Given records |
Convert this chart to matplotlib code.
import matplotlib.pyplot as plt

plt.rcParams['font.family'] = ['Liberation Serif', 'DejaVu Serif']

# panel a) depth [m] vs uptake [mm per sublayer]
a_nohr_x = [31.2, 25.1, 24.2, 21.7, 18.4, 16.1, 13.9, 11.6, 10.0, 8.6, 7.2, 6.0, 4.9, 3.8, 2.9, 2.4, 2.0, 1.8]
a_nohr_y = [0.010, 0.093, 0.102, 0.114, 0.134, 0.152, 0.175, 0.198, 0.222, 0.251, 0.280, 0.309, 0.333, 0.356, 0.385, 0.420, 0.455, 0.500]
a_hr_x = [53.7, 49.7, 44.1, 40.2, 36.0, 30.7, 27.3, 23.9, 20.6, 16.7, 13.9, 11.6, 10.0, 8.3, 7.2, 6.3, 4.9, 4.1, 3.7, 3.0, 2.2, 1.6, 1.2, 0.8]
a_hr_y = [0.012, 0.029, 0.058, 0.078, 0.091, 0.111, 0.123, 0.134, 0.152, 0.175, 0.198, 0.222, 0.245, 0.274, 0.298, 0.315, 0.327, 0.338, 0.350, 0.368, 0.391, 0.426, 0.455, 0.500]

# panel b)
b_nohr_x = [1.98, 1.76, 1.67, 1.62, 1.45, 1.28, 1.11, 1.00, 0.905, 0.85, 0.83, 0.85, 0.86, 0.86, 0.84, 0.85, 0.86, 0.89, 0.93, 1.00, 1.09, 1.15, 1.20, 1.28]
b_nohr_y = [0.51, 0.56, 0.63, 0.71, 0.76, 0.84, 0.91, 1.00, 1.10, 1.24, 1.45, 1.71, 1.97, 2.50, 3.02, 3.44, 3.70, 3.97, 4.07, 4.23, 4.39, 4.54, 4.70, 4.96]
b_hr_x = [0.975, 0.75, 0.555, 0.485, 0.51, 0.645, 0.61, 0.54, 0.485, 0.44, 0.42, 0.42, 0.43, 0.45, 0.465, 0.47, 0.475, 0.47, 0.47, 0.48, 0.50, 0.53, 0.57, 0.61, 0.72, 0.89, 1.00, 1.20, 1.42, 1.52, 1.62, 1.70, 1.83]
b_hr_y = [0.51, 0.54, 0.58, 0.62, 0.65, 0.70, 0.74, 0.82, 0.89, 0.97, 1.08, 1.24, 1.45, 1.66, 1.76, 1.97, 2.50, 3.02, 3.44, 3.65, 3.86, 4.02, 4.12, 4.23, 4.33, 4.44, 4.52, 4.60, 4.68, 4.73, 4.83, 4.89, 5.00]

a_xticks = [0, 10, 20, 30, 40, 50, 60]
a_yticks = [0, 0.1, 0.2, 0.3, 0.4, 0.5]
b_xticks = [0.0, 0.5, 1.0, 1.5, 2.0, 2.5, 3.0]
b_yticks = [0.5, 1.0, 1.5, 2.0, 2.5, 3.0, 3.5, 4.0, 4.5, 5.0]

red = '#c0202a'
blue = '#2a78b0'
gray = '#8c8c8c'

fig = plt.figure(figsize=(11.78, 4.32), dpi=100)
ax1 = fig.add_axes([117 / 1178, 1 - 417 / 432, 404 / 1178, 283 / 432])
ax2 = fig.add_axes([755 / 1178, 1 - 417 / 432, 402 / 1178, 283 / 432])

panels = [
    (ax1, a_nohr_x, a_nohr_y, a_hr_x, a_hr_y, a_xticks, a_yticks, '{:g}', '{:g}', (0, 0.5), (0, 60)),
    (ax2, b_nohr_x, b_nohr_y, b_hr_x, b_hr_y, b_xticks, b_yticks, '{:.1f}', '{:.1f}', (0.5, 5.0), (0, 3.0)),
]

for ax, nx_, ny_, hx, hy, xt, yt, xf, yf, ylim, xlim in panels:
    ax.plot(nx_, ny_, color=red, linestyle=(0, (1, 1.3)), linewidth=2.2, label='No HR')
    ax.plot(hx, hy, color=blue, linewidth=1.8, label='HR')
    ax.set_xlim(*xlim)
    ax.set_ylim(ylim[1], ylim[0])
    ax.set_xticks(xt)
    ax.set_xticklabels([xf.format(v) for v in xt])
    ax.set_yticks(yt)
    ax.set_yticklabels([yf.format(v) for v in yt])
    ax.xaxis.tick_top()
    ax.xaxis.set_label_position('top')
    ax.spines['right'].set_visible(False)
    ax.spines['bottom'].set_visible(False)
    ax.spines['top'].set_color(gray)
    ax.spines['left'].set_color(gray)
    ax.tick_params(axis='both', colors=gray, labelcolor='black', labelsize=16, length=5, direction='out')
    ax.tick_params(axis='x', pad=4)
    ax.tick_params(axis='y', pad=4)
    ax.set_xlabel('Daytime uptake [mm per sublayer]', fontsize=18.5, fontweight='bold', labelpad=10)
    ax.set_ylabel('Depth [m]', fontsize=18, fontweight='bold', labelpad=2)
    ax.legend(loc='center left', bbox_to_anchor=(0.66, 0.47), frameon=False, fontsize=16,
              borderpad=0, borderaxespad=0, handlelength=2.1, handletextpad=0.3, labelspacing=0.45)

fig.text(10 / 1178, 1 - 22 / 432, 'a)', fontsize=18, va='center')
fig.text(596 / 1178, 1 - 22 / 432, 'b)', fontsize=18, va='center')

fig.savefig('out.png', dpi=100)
--
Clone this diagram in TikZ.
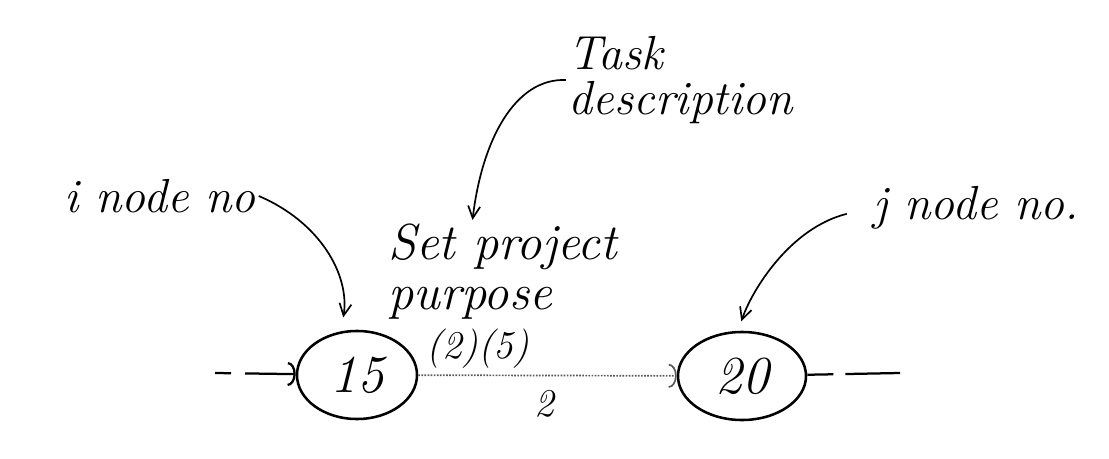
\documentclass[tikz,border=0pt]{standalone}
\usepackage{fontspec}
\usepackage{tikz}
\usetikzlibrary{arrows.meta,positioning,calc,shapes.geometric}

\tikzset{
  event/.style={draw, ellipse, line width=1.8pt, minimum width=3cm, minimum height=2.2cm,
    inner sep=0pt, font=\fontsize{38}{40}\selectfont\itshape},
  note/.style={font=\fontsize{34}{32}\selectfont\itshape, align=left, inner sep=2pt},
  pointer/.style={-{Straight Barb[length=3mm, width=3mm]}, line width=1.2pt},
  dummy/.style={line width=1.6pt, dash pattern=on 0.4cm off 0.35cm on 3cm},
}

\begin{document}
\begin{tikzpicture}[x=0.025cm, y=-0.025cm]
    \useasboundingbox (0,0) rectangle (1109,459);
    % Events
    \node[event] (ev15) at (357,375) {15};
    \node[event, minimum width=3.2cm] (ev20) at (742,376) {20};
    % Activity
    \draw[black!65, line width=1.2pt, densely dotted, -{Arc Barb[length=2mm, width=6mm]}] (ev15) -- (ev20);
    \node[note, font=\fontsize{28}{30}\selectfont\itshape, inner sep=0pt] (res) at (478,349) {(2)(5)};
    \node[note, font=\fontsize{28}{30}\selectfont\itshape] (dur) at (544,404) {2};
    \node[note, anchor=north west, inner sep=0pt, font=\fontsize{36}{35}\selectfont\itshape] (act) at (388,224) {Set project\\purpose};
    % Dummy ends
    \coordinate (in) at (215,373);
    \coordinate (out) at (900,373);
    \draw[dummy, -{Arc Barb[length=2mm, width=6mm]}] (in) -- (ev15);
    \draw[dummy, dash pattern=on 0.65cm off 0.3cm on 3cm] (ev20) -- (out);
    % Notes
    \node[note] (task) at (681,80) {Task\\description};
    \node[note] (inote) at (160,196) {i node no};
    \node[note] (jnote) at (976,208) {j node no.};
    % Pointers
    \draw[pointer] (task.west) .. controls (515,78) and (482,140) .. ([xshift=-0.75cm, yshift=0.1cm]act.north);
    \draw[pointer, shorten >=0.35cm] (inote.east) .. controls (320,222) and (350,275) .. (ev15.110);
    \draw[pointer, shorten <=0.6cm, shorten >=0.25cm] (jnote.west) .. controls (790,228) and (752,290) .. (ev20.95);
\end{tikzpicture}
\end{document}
* * *
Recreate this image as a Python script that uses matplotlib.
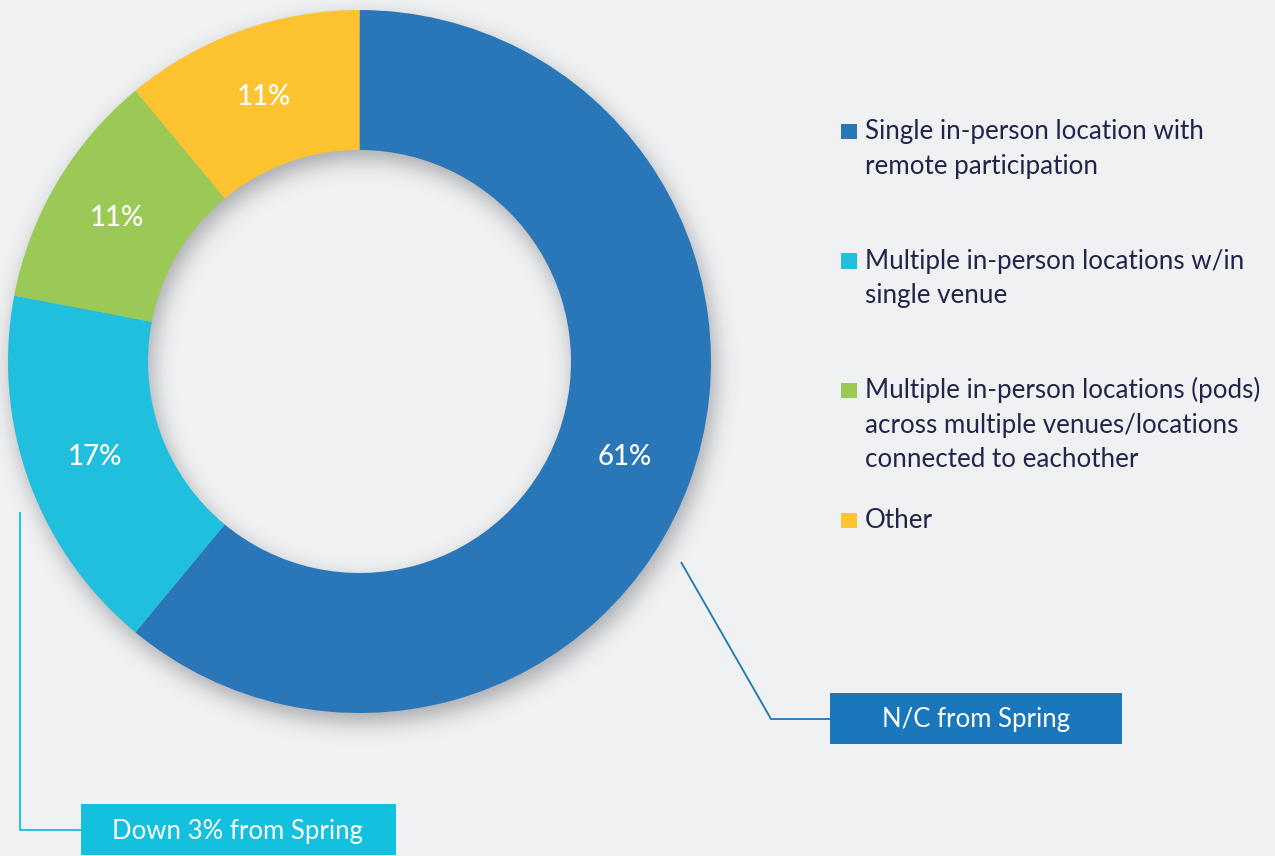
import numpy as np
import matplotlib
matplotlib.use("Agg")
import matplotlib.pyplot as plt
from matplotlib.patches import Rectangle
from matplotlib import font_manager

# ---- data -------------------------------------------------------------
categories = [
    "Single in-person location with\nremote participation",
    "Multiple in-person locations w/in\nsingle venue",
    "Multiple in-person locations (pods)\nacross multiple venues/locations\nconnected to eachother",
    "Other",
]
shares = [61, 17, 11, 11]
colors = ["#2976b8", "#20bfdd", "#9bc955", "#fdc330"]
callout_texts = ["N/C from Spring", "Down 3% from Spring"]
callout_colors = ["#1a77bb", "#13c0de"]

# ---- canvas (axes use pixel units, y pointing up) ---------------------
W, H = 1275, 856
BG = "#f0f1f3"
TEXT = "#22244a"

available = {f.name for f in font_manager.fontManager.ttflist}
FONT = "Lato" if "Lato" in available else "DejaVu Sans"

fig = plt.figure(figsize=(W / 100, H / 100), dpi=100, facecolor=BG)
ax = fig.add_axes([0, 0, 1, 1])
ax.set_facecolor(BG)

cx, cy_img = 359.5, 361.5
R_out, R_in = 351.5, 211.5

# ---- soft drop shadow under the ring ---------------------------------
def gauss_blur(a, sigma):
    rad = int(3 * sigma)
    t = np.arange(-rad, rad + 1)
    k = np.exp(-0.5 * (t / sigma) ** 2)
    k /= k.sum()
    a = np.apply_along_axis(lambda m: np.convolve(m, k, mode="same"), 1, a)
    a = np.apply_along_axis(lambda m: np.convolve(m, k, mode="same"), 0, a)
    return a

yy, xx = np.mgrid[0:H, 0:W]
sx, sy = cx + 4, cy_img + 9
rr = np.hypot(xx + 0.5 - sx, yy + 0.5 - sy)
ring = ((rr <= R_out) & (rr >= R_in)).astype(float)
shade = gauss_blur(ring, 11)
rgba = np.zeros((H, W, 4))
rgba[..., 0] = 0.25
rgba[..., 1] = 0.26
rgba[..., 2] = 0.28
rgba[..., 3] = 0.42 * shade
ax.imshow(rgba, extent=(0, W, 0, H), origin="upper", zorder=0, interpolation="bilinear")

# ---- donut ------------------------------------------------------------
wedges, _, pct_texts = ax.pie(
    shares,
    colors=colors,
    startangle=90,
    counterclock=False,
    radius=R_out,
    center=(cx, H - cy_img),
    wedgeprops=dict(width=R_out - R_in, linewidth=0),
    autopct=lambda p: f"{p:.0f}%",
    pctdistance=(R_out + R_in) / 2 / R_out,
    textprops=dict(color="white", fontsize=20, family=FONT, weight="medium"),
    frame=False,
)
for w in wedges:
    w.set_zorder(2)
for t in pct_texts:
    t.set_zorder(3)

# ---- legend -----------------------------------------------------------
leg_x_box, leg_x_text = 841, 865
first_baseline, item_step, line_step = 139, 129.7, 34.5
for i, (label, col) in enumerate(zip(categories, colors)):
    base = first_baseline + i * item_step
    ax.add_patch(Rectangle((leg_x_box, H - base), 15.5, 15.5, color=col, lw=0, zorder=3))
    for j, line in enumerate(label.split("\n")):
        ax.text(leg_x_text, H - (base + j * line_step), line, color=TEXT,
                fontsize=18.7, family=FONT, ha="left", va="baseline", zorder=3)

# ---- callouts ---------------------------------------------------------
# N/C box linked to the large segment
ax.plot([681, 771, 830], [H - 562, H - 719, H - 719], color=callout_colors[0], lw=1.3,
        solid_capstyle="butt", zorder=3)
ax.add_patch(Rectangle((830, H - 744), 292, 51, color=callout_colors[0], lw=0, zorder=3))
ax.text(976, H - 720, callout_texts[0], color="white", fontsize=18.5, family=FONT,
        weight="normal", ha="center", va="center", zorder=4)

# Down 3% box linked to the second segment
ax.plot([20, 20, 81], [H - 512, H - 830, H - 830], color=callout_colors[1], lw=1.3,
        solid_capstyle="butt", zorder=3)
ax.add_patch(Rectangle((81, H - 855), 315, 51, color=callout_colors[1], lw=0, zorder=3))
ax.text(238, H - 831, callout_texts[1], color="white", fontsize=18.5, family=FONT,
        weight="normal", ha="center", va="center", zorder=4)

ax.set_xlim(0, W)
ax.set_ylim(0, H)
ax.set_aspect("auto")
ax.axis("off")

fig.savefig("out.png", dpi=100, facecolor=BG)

Exercise objective |
Determine the number of lines containing "this". Write only that number.

Result of the task |
3